Given a M*N square board. Each square contains a letter of the English alphabet ('A' .. 'Z').

A K-rectangle of the board is a rectangle whose sides are parallel to the sides of the board, and contains exactly K different types of letter

For example, with this 4*3 board:

CED
CEB
CBC
DDA

The rectangle [(1,1), (2,2)] is a 2-rectangle of the board because it contains 2 different letters: C and E.

Given M, N, K and the M*N board. Determine how many K-rectangles there are in the board.

Can you propose any solution? All ideas are wellcome

Answer 1

The naive solution, checking every possible rectangle, requires you to look at 25502500 rectangles in the 100x100 case. You might be able to cut this down by noticing that a rectangle with more than K letters cannot be contained in a K-rectangle, and a rectangle with less than K letters cannnot contain a K-rectangle.

Answer 2

The comments to the problem seem to indicate an O(n^4) solution would work just fine, so an outer loop over all top-left corners, and an inner loop over all widths and heights, would be sufficient. The trick is to scan the possible rectangle sizes efficiently, for example, if K=6, there's no point testing a rectangle of area less than 6. I'd suggest you keep a 2D array of rectangle sizes to scan, then scan it diagonally.

1 x .....6
2 x ..3
3 x .2
4 x .2
5 x .2
6 x 1

If at any point you find a rectangle with more than K distinct symbols, you know no wider or taller rectangle is possibly a solution.

Answer 3

This problem have a more efficient approach, though a bit difficult to implement:

1. Process th N*M rectangle that has its top left corner in the top left of the board (i.e., first row), save the number of all the letters into a "occurrence map", check the number of letters occurred;
2. "Roll" the rectangle to right for one column, then delete the leftmost column of letters from the "occurrence map", and add the rightmost column, check;
3. Do 1,2 for all the rows, check the first rectangle then roll through the row.

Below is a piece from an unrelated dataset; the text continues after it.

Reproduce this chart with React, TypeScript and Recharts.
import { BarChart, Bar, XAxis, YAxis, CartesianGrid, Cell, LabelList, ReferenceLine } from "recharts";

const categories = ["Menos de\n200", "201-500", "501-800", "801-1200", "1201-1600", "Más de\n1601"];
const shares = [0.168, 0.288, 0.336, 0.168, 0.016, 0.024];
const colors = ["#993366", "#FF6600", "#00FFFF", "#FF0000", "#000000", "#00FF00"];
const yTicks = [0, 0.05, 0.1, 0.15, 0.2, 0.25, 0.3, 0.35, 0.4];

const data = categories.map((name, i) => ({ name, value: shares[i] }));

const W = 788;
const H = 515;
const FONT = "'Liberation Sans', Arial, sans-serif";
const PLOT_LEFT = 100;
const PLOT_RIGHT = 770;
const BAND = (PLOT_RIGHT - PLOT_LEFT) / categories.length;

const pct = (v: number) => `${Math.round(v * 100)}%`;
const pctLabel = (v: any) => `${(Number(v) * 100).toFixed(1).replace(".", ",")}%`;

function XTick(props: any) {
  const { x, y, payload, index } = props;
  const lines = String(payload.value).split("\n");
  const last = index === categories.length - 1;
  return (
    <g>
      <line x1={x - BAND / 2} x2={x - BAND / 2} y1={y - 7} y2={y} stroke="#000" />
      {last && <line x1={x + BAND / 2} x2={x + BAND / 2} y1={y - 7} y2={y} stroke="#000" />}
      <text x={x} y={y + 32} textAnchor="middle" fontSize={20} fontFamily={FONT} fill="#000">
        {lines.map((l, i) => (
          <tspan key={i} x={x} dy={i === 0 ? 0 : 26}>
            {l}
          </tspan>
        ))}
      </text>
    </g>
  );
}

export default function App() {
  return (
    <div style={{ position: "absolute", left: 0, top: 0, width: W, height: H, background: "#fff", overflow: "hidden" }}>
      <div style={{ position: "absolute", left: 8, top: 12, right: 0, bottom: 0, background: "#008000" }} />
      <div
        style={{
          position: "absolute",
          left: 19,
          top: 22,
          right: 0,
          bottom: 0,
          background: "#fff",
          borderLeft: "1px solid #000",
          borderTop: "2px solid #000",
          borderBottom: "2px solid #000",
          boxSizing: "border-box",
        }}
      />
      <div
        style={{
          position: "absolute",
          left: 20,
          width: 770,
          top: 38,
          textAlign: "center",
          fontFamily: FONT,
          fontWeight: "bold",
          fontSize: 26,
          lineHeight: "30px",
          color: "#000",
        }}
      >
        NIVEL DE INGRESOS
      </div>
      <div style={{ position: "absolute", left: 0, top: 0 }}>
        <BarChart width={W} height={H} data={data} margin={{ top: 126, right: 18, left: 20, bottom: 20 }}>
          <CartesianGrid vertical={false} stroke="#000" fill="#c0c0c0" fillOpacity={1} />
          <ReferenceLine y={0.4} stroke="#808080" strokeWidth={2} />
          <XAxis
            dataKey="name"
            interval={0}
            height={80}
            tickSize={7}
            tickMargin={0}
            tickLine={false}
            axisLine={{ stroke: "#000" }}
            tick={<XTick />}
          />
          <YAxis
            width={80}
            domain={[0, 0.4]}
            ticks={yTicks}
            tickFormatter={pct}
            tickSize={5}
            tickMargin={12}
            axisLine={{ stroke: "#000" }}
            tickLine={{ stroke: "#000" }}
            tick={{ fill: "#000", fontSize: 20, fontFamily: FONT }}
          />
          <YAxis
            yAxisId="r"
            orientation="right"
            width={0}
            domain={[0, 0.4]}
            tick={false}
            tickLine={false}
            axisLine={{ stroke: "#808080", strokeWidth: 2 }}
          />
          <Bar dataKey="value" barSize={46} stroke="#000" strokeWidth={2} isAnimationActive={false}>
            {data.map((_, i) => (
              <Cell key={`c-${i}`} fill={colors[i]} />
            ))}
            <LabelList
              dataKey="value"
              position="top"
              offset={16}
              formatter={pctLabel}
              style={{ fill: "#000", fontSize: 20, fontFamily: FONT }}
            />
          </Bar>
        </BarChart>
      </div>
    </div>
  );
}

This has a worst case much less than 50*50*100(check every first rectangles) + 100*100*2(add/delete the elements) + 100*100*26(check the number of occurred letters) = 530 000 operations. Of course, the "first" rectangles can be generated from the top left rectangle using the same technique, which would reduce the worst case to 100*100 + 100*100*2 + 100*100*26 = 290 000 operations, but this would be harder to implement.